» **To do**: Filter this material down to the lines that hold "matplotlib", copying each one.

####################

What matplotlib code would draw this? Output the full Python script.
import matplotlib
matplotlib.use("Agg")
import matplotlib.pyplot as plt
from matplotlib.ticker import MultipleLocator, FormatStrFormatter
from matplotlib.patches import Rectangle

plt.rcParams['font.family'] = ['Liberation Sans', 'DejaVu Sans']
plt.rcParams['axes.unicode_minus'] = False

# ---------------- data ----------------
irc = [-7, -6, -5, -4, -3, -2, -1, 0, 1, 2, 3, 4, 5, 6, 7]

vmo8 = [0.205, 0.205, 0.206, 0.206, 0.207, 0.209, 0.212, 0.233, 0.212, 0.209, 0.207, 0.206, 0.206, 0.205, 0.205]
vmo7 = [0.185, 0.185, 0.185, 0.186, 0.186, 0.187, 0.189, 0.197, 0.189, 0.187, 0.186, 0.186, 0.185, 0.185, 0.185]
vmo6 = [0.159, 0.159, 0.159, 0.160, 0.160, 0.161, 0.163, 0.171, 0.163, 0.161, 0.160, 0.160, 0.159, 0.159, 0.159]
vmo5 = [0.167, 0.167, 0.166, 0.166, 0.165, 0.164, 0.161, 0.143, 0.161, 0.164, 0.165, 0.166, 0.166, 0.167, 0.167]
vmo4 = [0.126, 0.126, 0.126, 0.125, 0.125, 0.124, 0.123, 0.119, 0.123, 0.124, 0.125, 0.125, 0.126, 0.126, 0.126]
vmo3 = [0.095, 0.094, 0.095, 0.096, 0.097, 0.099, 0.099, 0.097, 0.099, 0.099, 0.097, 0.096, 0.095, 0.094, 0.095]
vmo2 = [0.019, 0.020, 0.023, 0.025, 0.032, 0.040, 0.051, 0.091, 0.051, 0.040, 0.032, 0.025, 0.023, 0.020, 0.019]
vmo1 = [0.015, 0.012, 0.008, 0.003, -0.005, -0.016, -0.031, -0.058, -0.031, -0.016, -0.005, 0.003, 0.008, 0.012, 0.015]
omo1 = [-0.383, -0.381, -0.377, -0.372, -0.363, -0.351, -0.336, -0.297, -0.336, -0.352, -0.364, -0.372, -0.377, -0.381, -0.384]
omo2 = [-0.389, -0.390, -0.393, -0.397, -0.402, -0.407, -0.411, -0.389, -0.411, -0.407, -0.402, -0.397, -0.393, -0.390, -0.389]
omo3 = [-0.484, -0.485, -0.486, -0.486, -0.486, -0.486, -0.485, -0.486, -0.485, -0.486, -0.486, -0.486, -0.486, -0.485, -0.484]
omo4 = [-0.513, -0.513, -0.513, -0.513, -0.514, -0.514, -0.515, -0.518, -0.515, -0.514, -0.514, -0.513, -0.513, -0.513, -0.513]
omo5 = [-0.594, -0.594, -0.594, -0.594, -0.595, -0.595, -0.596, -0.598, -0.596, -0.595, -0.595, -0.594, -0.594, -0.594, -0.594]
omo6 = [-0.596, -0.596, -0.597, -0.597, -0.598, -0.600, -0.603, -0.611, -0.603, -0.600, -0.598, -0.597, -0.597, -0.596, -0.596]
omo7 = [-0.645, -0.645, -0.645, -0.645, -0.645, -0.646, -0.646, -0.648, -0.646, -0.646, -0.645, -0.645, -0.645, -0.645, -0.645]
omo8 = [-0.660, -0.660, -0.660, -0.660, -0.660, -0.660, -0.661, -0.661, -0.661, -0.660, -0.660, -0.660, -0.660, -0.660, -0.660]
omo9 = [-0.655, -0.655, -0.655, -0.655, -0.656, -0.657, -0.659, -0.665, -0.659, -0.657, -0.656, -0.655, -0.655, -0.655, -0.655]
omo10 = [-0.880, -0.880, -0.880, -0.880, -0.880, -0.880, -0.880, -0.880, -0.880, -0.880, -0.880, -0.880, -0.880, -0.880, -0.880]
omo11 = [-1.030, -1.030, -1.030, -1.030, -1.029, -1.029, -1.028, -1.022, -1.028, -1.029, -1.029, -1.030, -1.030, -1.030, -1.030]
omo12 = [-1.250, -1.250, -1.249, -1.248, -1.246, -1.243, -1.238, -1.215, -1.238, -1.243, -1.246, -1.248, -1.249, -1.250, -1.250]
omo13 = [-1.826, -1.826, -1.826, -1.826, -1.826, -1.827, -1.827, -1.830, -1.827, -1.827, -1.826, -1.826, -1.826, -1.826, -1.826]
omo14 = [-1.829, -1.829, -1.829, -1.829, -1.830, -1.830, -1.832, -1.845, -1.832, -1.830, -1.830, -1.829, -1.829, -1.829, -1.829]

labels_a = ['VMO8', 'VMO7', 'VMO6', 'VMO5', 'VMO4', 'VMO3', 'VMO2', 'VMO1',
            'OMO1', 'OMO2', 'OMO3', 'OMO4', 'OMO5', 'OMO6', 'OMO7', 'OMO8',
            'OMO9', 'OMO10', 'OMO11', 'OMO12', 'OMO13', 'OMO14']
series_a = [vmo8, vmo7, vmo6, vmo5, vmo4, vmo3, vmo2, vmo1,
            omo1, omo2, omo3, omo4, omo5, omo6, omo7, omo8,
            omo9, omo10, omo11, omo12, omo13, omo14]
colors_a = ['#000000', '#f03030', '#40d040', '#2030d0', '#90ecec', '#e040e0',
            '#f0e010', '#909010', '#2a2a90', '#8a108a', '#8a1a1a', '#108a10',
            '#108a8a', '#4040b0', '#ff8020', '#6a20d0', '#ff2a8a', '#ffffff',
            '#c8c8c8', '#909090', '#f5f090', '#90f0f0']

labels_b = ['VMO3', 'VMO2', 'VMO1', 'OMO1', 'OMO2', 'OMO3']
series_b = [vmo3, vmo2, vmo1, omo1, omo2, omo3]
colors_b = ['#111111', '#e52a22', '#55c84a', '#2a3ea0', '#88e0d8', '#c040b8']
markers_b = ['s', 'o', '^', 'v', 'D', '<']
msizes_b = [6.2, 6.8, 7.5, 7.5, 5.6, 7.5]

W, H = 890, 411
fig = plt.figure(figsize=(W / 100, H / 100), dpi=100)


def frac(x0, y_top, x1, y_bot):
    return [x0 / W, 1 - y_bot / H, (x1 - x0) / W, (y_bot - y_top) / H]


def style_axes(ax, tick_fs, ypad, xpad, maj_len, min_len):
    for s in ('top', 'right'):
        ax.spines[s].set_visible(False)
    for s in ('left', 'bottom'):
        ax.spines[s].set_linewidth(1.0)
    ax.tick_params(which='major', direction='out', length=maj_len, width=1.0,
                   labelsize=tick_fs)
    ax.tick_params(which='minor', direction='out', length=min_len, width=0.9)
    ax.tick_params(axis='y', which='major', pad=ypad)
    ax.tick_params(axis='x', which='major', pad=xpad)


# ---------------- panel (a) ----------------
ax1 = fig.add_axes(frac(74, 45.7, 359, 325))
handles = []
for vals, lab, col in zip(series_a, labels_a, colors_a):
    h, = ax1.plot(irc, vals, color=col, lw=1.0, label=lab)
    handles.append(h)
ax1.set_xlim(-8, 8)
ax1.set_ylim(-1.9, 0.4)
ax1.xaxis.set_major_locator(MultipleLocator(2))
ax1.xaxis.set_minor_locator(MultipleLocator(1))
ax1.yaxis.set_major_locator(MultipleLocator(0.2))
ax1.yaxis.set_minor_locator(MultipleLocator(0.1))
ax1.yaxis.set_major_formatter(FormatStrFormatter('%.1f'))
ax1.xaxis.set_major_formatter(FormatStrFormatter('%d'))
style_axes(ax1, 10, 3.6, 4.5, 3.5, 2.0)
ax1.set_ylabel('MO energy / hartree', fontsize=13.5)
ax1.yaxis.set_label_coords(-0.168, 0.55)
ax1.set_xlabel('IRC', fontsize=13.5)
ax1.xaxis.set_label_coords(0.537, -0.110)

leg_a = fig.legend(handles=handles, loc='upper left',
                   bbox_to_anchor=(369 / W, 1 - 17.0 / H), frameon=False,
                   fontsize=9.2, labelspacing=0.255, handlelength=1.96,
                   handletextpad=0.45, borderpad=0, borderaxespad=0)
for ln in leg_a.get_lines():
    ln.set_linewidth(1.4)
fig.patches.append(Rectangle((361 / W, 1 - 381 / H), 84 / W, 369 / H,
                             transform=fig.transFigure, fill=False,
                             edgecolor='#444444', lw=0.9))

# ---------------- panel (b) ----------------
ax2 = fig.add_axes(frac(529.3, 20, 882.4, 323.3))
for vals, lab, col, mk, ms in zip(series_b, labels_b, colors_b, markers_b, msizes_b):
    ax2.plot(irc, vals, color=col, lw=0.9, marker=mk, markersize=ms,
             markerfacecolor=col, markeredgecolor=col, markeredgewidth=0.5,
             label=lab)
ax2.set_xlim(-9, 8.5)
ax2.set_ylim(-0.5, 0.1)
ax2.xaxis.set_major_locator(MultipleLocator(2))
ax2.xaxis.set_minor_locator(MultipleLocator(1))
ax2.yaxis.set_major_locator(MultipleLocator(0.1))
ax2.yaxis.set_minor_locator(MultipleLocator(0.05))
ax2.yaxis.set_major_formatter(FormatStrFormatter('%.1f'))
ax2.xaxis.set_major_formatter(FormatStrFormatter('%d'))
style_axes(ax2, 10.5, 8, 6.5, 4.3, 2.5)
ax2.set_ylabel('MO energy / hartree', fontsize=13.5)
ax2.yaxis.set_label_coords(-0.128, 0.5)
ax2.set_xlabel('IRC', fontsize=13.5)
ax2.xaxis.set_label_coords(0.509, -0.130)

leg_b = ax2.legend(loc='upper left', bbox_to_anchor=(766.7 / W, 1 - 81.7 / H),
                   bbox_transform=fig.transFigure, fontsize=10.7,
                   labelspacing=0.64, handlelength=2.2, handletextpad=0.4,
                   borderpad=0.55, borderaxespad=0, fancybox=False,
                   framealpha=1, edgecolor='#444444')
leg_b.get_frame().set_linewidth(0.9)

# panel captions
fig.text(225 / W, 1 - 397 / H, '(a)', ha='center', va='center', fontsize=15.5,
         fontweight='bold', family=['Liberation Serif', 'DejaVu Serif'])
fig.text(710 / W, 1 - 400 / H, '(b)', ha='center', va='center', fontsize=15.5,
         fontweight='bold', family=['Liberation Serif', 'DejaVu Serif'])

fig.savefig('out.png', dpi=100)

####################

» **Output**:
What matplotlib code would draw this? Output the full Python script.
import matplotlib
matplotlib.use("Agg")
import matplotlib.pyplot as plt
from matplotlib.ticker import MultipleLocator, FormatStrFormatter
from matplotlib.patches import Rectangle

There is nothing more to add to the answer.